The task =
Transcribe the listing verbatim. Do not carry over any pictures.

Data in this exercise =
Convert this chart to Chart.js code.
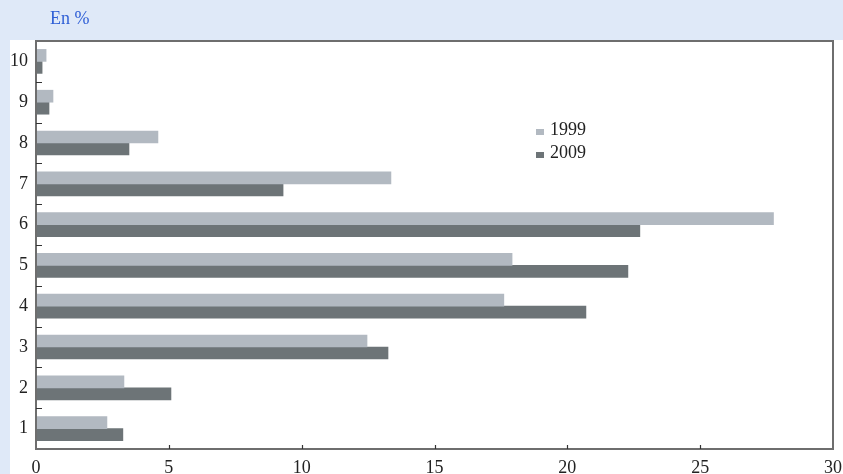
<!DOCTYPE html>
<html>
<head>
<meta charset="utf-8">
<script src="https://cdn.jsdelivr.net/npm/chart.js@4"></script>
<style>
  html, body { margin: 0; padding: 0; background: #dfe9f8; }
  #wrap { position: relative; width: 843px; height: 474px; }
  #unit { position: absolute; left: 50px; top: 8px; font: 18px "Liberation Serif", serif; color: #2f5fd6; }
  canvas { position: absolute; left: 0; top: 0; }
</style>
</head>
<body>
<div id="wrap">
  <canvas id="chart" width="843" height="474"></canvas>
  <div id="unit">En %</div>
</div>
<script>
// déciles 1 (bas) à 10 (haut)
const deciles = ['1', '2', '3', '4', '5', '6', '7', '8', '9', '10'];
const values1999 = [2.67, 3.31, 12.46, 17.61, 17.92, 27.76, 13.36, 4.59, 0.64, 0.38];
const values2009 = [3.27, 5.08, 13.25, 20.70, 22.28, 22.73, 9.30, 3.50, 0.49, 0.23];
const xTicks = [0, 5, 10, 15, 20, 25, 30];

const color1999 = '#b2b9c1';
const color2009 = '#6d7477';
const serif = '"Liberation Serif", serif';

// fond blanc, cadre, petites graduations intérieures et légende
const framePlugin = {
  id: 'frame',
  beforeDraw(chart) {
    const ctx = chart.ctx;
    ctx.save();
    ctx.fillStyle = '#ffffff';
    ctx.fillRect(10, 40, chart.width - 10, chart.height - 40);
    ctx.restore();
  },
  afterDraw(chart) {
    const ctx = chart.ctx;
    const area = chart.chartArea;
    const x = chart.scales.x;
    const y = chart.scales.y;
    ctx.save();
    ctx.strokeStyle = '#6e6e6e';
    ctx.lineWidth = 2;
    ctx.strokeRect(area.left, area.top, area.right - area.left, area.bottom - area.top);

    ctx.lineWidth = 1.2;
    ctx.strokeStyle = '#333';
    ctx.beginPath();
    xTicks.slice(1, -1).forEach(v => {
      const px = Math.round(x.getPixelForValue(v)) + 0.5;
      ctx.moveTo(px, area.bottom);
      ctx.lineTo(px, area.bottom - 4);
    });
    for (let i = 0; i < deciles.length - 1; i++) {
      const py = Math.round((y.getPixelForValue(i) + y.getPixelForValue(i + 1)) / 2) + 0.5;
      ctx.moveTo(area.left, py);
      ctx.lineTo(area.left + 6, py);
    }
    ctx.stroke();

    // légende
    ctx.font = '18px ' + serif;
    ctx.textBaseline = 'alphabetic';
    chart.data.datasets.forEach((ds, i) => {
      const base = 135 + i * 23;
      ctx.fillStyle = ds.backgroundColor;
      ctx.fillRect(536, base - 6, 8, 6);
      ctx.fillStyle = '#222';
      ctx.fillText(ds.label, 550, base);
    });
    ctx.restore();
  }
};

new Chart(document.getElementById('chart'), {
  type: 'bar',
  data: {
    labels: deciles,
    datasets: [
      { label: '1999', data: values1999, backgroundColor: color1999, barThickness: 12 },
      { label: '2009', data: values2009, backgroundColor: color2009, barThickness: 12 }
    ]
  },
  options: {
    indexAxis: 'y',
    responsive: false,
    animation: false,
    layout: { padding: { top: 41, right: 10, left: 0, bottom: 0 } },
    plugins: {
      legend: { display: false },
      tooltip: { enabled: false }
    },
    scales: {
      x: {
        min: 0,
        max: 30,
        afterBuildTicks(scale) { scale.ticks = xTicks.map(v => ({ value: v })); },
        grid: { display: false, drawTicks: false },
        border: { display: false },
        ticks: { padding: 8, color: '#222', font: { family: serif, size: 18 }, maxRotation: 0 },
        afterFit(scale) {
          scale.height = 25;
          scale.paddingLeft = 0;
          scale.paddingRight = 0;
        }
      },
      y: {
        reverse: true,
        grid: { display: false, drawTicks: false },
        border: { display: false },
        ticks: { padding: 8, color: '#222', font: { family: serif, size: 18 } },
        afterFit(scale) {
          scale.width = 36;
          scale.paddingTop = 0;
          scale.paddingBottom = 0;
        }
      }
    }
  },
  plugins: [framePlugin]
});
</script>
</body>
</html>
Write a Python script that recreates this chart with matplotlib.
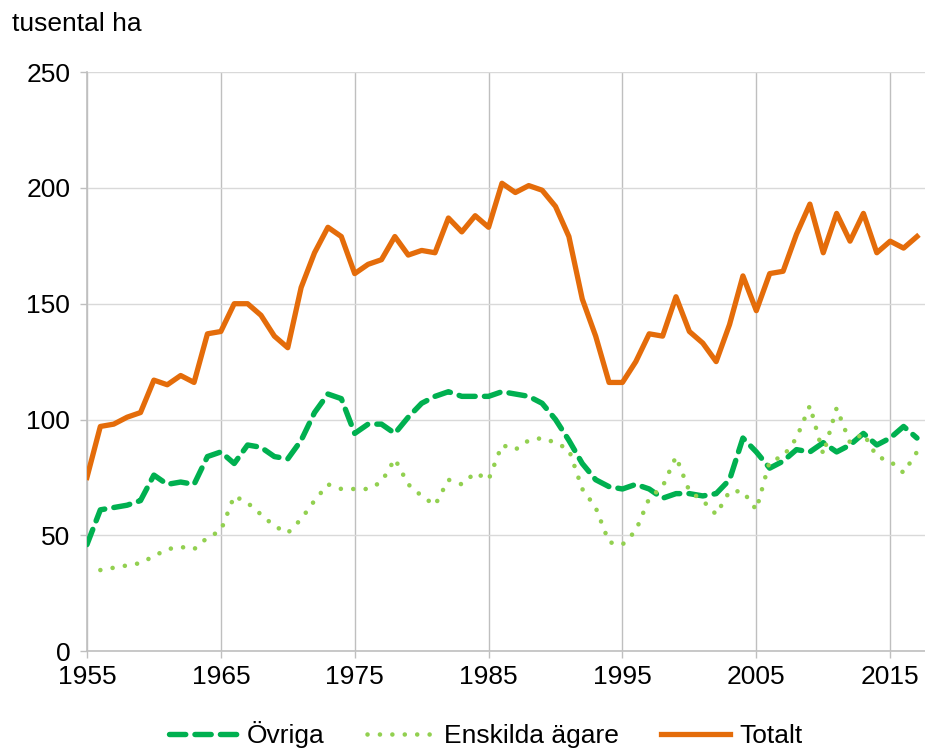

Answer below =
Convert this chart to Chart.js code.
<!DOCTYPE html>
<html>
<head>
<meta charset="utf-8">
<script src="https://cdn.jsdelivr.net/npm/chart.js@4"></script>
<style>
  html, body { margin: 0; padding: 0; background: #dfe9f8; }
  #wrap { position: relative; width: 843px; height: 474px; }
  #unit { position: absolute; left: 50px; top: 8px; font: 18px "Liberation Serif", serif; color: #2f5fd6; }
  canvas { position: absolute; left: 0; top: 0; }
</style>
</head>
<body>
<div id="wrap">
  <canvas id="chart" width="843" height="474"></canvas>
  <div id="unit">En %</div>
</div>
<script>
// déciles 1 (bas) à 10 (haut)
const deciles = ['1', '2', '3', '4', '5', '6', '7', '8', '9', '10'];
const values1999 = [2.67, 3.31, 12.46, 17.61, 17.92, 27.76, 13.36, 4.59, 0.64, 0.38];
const values2009 = [3.27, 5.08, 13.25, 20.70, 22.28, 22.73, 9.30, 3.50, 0.49, 0.23];
const xTicks = [0, 5, 10, 15, 20, 25, 30];

const color1999 = '#b2b9c1';
const color2009 = '#6d7477';
const serif = '"Liberation Serif", serif';

// fond blanc, cadre, petites graduations intérieures et légende
const framePlugin = {
  id: 'frame',
  beforeDraw(chart) {
    const ctx = chart.ctx;
    ctx.save();
    ctx.fillStyle = '#ffffff';
    ctx.fillRect(10, 40, chart.width - 10, chart.height - 40);
    ctx.restore();
  },
  afterDraw(chart) {
    const ctx = chart.ctx;
    const area = chart.chartArea;
    const x = chart.scales.x;
    const y = chart.scales.y;
    ctx.save();
    ctx.strokeStyle = '#6e6e6e';
    ctx.lineWidth = 2;
    ctx.strokeRect(area.left, area.top, area.right - area.left, area.bottom - area.top);

    ctx.lineWidth = 1.2;
    ctx.strokeStyle = '#333';
    ctx.beginPath();
    xTicks.slice(1, -1).forEach(v => {
      const px = Math.round(x.getPixelForValue(v)) + 0.5;
      ctx.moveTo(px, area.bottom);
      ctx.lineTo(px, area.bottom - 4);
    });
    for (let i = 0; i < deciles.length - 1; i++) {
      const py = Math.round((y.getPixelForValue(i) + y.getPixelForValue(i + 1)) / 2) + 0.5;
      ctx.moveTo(area.left, py);
      ctx.lineTo(area.left + 6, py);
    }
    ctx.stroke();

    // légende
    ctx.font = '18px ' + serif;
    ctx.textBaseline = 'alphabetic';
    chart.data.datasets.forEach((ds, i) => {
      const base = 135 + i * 23;
      ctx.fillStyle = ds.backgroundColor;
      ctx.fillRect(536, base - 6, 8, 6);
      ctx.fillStyle = '#222';
      ctx.fillText(ds.label, 550, base);
    });
    ctx.restore();
  }
};

new Chart(document.getElementById('chart'), {
  type: 'bar',
  data: {
    labels: deciles,
    datasets: [
      { label: '1999', data: values1999, backgroundColor: color1999, barThickness: 12 },
      { label: '2009', data: values2009, backgroundColor: color2009, barThickness: 12 }
    ]
  },
  options: {
    indexAxis: 'y',
    responsive: false,
    animation: false,
    layout: { padding: { top: 41, right: 10, left: 0, bottom: 0 } },
    plugins: {
      legend: { display: false },
      tooltip: { enabled: false }
    },
    scales: {
      x: {
        min: 0,
        max: 30,
        afterBuildTicks(scale) { scale.ticks = xTicks.map(v => ({ value: v })); },
        grid: { display: false, drawTicks: false },
        border: { display: false },
        ticks: { padding: 8, color: '#222', font: { family: serif, size: 18 }, maxRotation: 0 },
        afterFit(scale) {
          scale.height = 25;
          scale.paddingLeft = 0;
          scale.paddingRight = 0;
        }
      },
      y: {
        reverse: true,
        grid: { display: false, drawTicks: false },
        border: { display: false },
        ticks: { padding: 8, color: '#222', font: { family: serif, size: 18 } },
        afterFit(scale) {
          scale.width = 36;
          scale.paddingTop = 0;
          scale.paddingBottom = 0;
        }
      }
    }
  },
  plugins: [framePlugin]
});
</script>
</body>
</html>
Write a Python script that recreates this chart with matplotlib.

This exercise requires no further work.